In this age when everyone is a publisher, and online publications churn through content at the speed of light, happily reproducing content that has already appeared elsewhere just because their vast websites need filling up hour after hour after hour, the royals can either be powerless and hope that journalists pick up on the particular elements of their content-rich life that they’d like them to, or they can wield the power of content marketing, create their own news, complete with pictures and then release it.
The benefits of the latter are two fold. Firstly it ensures those individuals genuinely interested in the royal family, those googling Prince Charles, Harry and William, are greeted with a fantastic updated showcase with plenty to read and look at. Secondly, it enables the royal family to effectively create their own publicity.
If a monster has been created (which it has particularly in terms of online publications, requiring endless content), then why not feed that monster?
When you visit the websites of Prince Charles, Harry and William, it appears that every event they attend turned into its own news story (written just as a newspaper would write it) with accompanying pictures. From a publisher’s point of view, especially in this post-Levenson age, this is a dream come true, it’s either free or very low cost, with no potential risk of any errors seeing is it has come straight from the horse’s mouth. From the point of view of the royal family, it doesn’t really matter which bits of content are used as the result is an endless stream of publicity, all completely on message.
Let’s have a look at Prince Harry’s website. A recent story is about Prince Harry having tea with Michelle Obama. Published in 3rd person, with a nice photograph, and it goes like this…

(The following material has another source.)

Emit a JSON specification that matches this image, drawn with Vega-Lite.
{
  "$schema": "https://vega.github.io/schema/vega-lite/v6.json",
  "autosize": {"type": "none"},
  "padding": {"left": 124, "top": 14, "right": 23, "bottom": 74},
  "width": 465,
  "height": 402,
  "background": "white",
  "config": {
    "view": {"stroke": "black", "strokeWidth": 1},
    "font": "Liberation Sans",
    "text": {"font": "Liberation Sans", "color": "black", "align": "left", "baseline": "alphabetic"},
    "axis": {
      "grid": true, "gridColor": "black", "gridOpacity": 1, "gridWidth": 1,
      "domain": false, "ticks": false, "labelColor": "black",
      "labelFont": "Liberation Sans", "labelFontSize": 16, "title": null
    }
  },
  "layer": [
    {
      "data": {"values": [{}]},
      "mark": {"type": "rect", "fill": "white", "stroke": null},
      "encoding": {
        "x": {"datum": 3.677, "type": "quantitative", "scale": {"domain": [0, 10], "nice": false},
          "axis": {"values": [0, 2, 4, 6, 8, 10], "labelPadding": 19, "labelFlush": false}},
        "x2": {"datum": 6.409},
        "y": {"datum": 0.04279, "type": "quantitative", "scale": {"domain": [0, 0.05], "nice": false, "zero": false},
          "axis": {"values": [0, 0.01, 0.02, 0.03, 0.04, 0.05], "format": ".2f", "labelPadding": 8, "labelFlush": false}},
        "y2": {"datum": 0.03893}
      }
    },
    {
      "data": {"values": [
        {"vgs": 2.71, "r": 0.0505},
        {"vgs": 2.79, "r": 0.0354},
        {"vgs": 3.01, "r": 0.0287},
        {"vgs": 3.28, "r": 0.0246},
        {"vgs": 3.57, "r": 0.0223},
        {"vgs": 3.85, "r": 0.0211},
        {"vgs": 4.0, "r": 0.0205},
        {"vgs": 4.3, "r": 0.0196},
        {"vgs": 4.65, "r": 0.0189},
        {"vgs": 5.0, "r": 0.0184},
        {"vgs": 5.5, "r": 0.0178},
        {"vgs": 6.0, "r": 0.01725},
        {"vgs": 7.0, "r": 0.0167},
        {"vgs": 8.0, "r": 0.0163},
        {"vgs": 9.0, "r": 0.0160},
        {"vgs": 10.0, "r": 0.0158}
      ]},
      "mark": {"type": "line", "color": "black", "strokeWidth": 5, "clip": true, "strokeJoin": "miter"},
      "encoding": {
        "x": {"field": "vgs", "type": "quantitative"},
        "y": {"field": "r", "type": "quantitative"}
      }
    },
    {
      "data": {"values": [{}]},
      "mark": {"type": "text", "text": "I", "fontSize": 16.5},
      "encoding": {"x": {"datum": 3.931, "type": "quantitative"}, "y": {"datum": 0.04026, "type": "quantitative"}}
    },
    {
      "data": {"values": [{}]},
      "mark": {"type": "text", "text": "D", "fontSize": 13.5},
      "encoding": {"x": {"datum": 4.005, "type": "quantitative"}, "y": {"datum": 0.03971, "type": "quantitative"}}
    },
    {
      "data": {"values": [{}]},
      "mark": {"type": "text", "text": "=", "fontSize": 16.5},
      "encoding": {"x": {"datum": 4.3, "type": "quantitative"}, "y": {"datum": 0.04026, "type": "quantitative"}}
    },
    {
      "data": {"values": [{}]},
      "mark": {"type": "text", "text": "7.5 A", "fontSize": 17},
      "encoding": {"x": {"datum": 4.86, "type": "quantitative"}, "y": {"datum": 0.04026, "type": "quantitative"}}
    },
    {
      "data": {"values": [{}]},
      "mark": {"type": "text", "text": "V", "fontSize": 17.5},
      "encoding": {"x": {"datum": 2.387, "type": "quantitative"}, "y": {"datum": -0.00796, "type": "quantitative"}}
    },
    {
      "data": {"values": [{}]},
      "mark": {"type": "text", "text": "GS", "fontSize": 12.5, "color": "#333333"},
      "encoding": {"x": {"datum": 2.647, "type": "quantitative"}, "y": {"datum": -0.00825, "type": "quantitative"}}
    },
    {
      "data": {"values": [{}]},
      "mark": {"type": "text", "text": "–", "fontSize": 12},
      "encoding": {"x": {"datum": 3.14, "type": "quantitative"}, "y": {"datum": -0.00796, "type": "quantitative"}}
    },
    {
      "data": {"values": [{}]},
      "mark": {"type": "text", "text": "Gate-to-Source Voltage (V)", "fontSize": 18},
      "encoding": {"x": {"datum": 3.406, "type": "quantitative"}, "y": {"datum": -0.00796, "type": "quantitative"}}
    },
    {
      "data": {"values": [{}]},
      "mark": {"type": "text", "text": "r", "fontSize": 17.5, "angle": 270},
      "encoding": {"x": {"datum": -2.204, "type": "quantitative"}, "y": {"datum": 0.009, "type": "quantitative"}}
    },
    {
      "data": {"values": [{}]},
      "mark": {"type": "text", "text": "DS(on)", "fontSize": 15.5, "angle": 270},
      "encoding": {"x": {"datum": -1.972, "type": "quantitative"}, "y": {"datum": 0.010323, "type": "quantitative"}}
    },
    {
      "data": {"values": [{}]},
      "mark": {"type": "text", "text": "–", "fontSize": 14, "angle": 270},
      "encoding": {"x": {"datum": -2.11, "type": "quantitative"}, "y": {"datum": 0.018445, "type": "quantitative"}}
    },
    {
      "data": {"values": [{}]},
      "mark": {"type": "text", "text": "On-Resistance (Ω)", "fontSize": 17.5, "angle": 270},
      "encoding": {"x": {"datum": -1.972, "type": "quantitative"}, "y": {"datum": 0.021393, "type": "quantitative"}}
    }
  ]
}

Prince Harry was very pleased to host The First Lady of the United States Mrs Michelle Obama for tea at Kensington Palace this morning. They discussed their shared interest in support for veterans and their families. His Royal Highness was also interested to hear from the First Lady about the Let Girls Learn initiative to further adolescent girls’ education around the world, which is the focus of her visit to the United Kingdom.
(you see how the article names everything that everyone involved is wanting to promote and raise awareness of)
Any news outlet is free to use this story with its pictures and fill their pages with what their readers will think is a great news story about Prince Harry. And have they done?
Yup, the Mail, People, USmagazine, Independent, have all run the story about Prince Harry and Michelle Obama pretty much exactly as it was written by the Palace. There would never have been enough space to let all those journalists in the room, but through using their website and creating the content, the result is the Palace have enabled that story tonbe churned around the globe.
Here we have another example. The Palace published this story about Prince Harry attending a service of dedication for the Bastion Memorial along with a nice photo.
And here’s where that story ended up: the BBC, Daily Mail, Telegraph, Hello and numerous local others. It doesn’t even matter if it was only used by the online versions of these publications as the increasing numbers of people read the news online, plus there is a chance of greater reach through social shares.
Of course, there are many ways in which publicity can be done. I still believe there is plenty of room for sit-down interviews, allowing journalists to accompany you and write about you and pitching specific articles/stories and lines to specific journalists and publications.
But perhaps in time, these traditional methods could seem old fashioned. As result of the digital revolution, the internet has created a new route to publicity for those who are well known, and that is to create your own content and share it to the media. If the digital age has created a monster, then why shouldn’t well-known people with content rich lives feed it?